The reward for accepting this improbable premise is hilarity. The humor is low and occasionally crude, but no less brilliant for that. Shakespeare manipulates the simple device of mistaken identity like a virtuoso, squeezing out every bit of drama and every fleeting giggle from this ancient gag. Shakespeare is always witty and amusing, of course, but seldom was he such an expert conjurer of belly-laughs. The scene in which Dromio of Syracuse compares the kitchen-maid to a globe, describing where all the countries can be found on her rotund body, is a pinnacle of comedy.
If this play was, indeed, his first, it certainly augurs Shakespeare’s coming greatness. To make a slapstick farce such as this, the writer need not endow the characters with anything resembling a round personality.
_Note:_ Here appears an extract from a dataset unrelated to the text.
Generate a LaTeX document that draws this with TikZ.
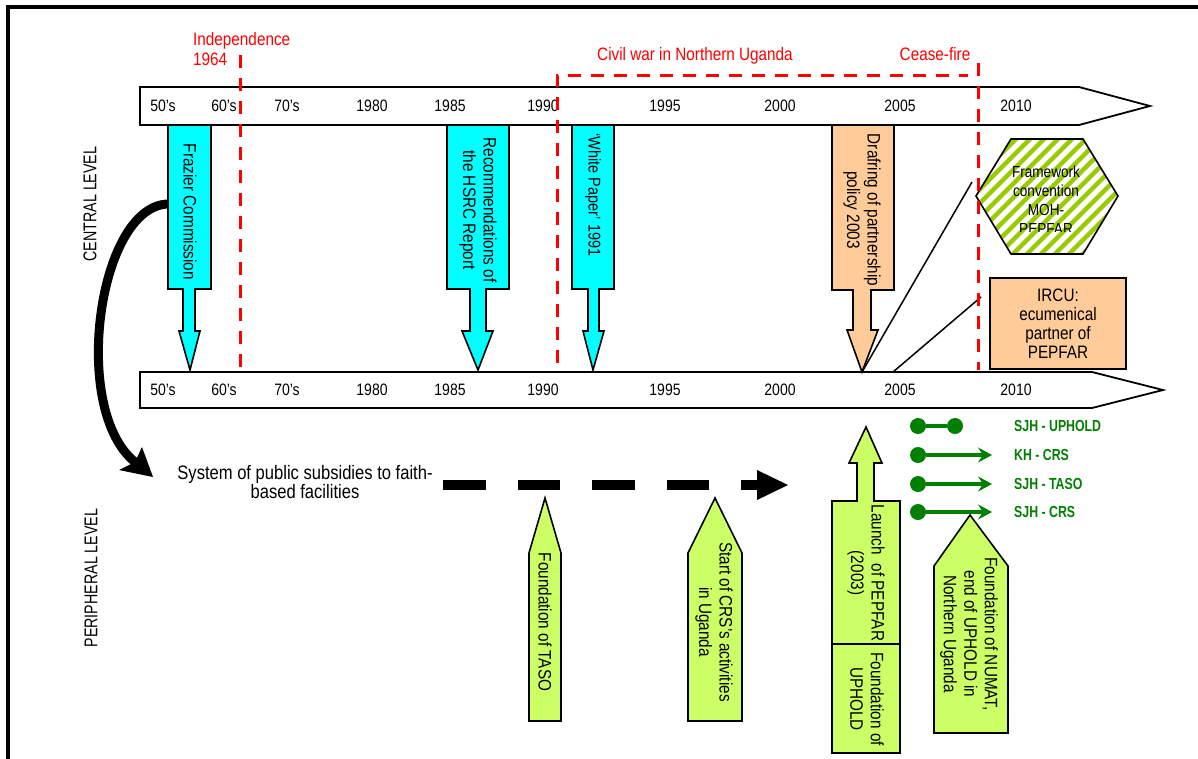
\documentclass[tikz,border=0pt]{standalone}
\usepackage{fontspec}
\setmainfont{Liberation Sans}
\newfontfamily\nar{Liberation Sans}[FakeStretch=0.85]
\newfontfamily\narc{Liberation Sans}[FakeStretch=0.77]
\usetikzlibrary{arrows.meta}
\definecolor{arcyan}{RGB}{0,255,255}
\definecolor{peach}{RGB}{255,204,153}
\definecolor{lime}{RGB}{204,255,102}
\definecolor{stripegreen}{RGB}{153,204,0}
\definecolor{lgreen}{RGB}{0,128,0}
\begin{document}
\begin{tikzpicture}[x=1pt,y=-1pt,
  yr/.style={font=\nar\fontsize{16.5}{18}\selectfont, anchor=base, inner sep=0},
  redlbl/.style={text=red, font=\nar\fontsize{18}{20}\selectfont, inner sep=0},
  rottext/.style={rotate=-90, align=center, inner sep=0, font=\nar\fontsize{18}{20.5}\selectfont},
  shp/.style={draw=black, line width=1.6pt, line join=miter},
  reddash/.style={draw=red, line width=3pt, dash pattern=on 13pt off 10pt},
  thinline/.style={draw=black, line width=1.5pt},
  lgdot/.style={circle, fill=lgreen, minimum size=16pt, inner sep=0},
  lgline/.style={draw=lgreen, line width=4pt},
  lgarrow/.style={lgline, -{Stealth[length=14pt, width=15pt, inset=5pt]}},
  lgtext/.style={text=lgreen, anchor=west, inner sep=0, font=\narc\bfseries\fontsize{16}{18}\selectfont},
  leveltext/.style={rotate=90, inner sep=0, font=\narc\fontsize{18.5}{20}\selectfont}
]
\useasboundingbox (0,0) rectangle (1198,758);
\fill[white] (0,0) rectangle (1198,758);
\begin{scope}
  \clip (0,0) rectangle (1198,758);
  \draw[line width=3.5pt] (8,775) -- (8,7) -- (1215,7);
\end{scope}

% timeline bars
\draw[shp, line width=1.8pt, fill=white] (140,87) -- (1079,87) -- (1150,106) -- (1079,125) -- (140,125) -- cycle;
\draw[shp, line width=1.8pt, fill=white] (140,372) -- (1092,372) -- (1163,390) -- (1092,408) -- (140,408) -- cycle;
\foreach \x/\t [count=\i] in {163/50’s,224/60’s,287/70’s,372/1980,450/1985,543/1990,665/1995,780/2000,900/2005,1016/2010}{
  \node[yr] (ty\i) at (\x,111) {\t};
  \node[yr] (by\i) at (\x,395) {\t};
}

% central level arrows
\draw[shp, fill=arcyan] (168,125) -- (211,125) -- (211,289) -- (195,289) -- (195,331) -- (200,331) -- (190,370) -- (179,331) -- (183,331) -- (183,289) -- (168,289) -- cycle;
\node[rottext] (frz) at (190,212) {Frazier Commission};
\draw[shp, fill=arcyan] (447,125) -- (509,125) -- (509,289) -- (486,289) -- (486,331) -- (493,331) -- (478,370) -- (462,331) -- (470,331) -- (470,289) -- (447,289) -- cycle;
\node[rottext] (hsrc) at (478,210) {Recommendations of\\the HSRC Report};
\draw[shp, fill=arcyan] (572,125) -- (614,125) -- (614,289) -- (599,289) -- (599,331) -- (604,331) -- (593,370) -- (583,331) -- (588,331) -- (588,289) -- (572,289) -- cycle;
\node[rottext, font=\nar\fontsize{17}{19}\selectfont] (wp) at (593,195) {‘White Paper’ 1991};
\draw[shp, fill=peach] (832,125) -- (894,125) -- (894,290) -- (871,290) -- (871,330) -- (878,330) -- (862,372) -- (847,330) -- (853,330) -- (853,290) -- (832,290) -- cycle;
\node[rottext] (draft) at (862,210) {Drafring of partnership\\policy 2003};

% hexagon
\path (976,196) coordinate (h1) (1011,139) coordinate (h2) (1083,139) coordinate (h3)
      (1118,196) coordinate (h4) (1083,254) coordinate (h5) (1011,254) coordinate (h6);
\fill[white] (h1) -- (h2) -- (h3) -- (h4) -- (h5) -- (h6) -- cycle;
\begin{scope}
  \clip (h1) -- (h2) -- (h3) -- (h4) -- (h5) -- (h6) -- cycle;
  \foreach \k in {0,...,21}{
    \draw[stripegreen, line width=4.5pt] ({843+14*\k},270) -- ++(140,-140);
  }
\end{scope}
\draw[shp] (h1) -- (h2) -- (h3) -- (h4) -- (h5) -- (h6) -- cycle;
\begin{scope}
  \clip (990,150) rectangle (1100,231);
  \node[align=center, inner sep=0, font=\nar\fontsize{16}{19}\selectfont] (fw) at (1046,200) {Framework\\convention\\MOH-\\PEPFAR};
\end{scope}

% IRCU box
\node[draw, line width=1.6pt, fill=peach, minimum width=136pt, minimum height=91pt, align=center, inner sep=0, font=\nar\fontsize{18}{19}\selectfont] (ircu) at (1058,323.5) {IRCU:\\ecumenical\\partner of\\PEPFAR};

% thin connectors
\coordinate (drtip) at (862,372);
\coordinate (fwend) at (972,182);
\coordinate (b05) at (893,372);
\coordinate (irend) at (981,297);
\draw[thinline] (drtip) -- (fwend);
\draw[thinline] (b05) -- (irend);

% red dashed lines and labels
\draw[reddash] (240,55) -- (240,370);
\draw[reddash] (557,363) -- (557,75) -- (968,75);
\draw[reddash] (978,63) -- (978,370);
\node[redlbl, align=left, anchor=north west] (indep) at (193,32) {Independence\\1964};
\node[redlbl, anchor=base] (civil) at (695,60) {Civil war in Northern Uganda};
\node[redlbl, anchor=base] (cease) at (935,60) {Cease-fire};

% level labels
\node[leveltext] (central) at (90,204) {CENTRAL LEVEL};
\node[leveltext] (periph) at (91,578) {PERIPHERAL LEVEL};

% curved arrow
\coordinate (frzl) at (168,204);
\coordinate (cend) at (135,462);
\draw[line width=9pt] (frzl) .. controls (98,206) and (70,410) .. (cend);
\fill (153,477) -- (119,470) -- (135,462) -- (142,447) -- cycle;

% system of subsidies
\node[align=center, inner sep=0, font=\nar\fontsize{19.5}{19}\selectfont] (sys) at (305,482.5) {System of public subsidies to faith-\\based facilities};
\coordinate (dstart) at (443,485);
\coordinate (dend) at (757,485);
\draw[line width=10pt, dash pattern=on 42.5pt off 32pt] (dstart) -- (dend);
\fill (dend) ++(0,-15) -- ++(31,15) -- ++(-31,15) -- cycle;

% legend
\node[lgdot] (l1a) at (918,426) {};
\node[lgdot] (l1b) at (955,426) {};
\draw[lgline] (l1a) -- (l1b);
\node[lgdot] (l2a) at (918,455) {};
\coordinate (l2b) at (992,455);
\draw[lgarrow] (l2a) -- (l2b);
\node[lgdot] (l3a) at (918,484) {};
\coordinate (l3b) at (992,484);
\draw[lgarrow] (l3a) -- (l3b);
\node[lgdot] (l4a) at (918,512) {};
\coordinate (l4b) at (992,512);
\draw[lgarrow] (l4a) -- (l4b);
\node[lgtext] (t1) at (1014,426) {SJH - UPHOLD};
\node[lgtext] (t2) at (1014,455) {KH - CRS};
\node[lgtext] (t3) at (1014,484) {SJH - TASO};
\node[lgtext] (t4) at (1014,512) {SJH - CRS};

% peripheral level arrows
\draw[shp, fill=lime] (529,721) -- (529,553) -- (545,498) -- (561,553) -- (561,721) -- cycle;
\node[rottext] (taso) at (545,622) {Foundation of TASO};
\draw[shp, fill=lime] (688,721) -- (688,553) -- (715,498) -- (742,553) -- (742,721) -- cycle;
\node[rottext] (crs) at (714,622) {Start of CRS’s activities\\in Uganda};
\draw[shp, fill=lime] (832,753) -- (832,501) -- (857,501) -- (857,463) -- (849,463) -- (866,427) -- (882,463) -- (874,463) -- (874,501) -- (900,501) -- (900,753) -- cycle;
\draw[shp] (832,644) -- (900,644);
\node[rottext] (pepfar) at (866,573) {Launch\ \ of PEPFAR\\(2003)};
\node[rottext] (uphold) at (867,699) {Foundation of\\UPHOLD};
\draw[shp, fill=lime] (934,733) -- (934,566) -- (970,515) -- (1008,566) -- (1008,733) -- cycle;
\node[rottext] (numat) at (969,634) {Foundation of NUMAT,\\end of UPHOLD in\\Northern Uganda};
\end{tikzpicture}
\end{document}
But Shakespeare does, and brilliantly. Antipholus of Syracuse is appealing speculative, comparing his search for his long-lost brother to “a drop of water / That in the ocean seeks another drop,” and repeatedly questioning his own identity. His twin brother of Ephesus is decidedly more bourgeois and extroverted; and his wife, Adriana, is touching in her scorned devotion. But of course the real star of the play is Dromio—played by none other than Roger Daltrey in the version I saw—who’s relentless good nature and nonstop wordplay render him irresistibly endearing.
In sum, though certainly not “deep,” this play is both expert and original—a piece of juvenilia that, even by itself, would have secured Shakespeare a modest place in the Western canon, if only as the most perfect example of a staged farce.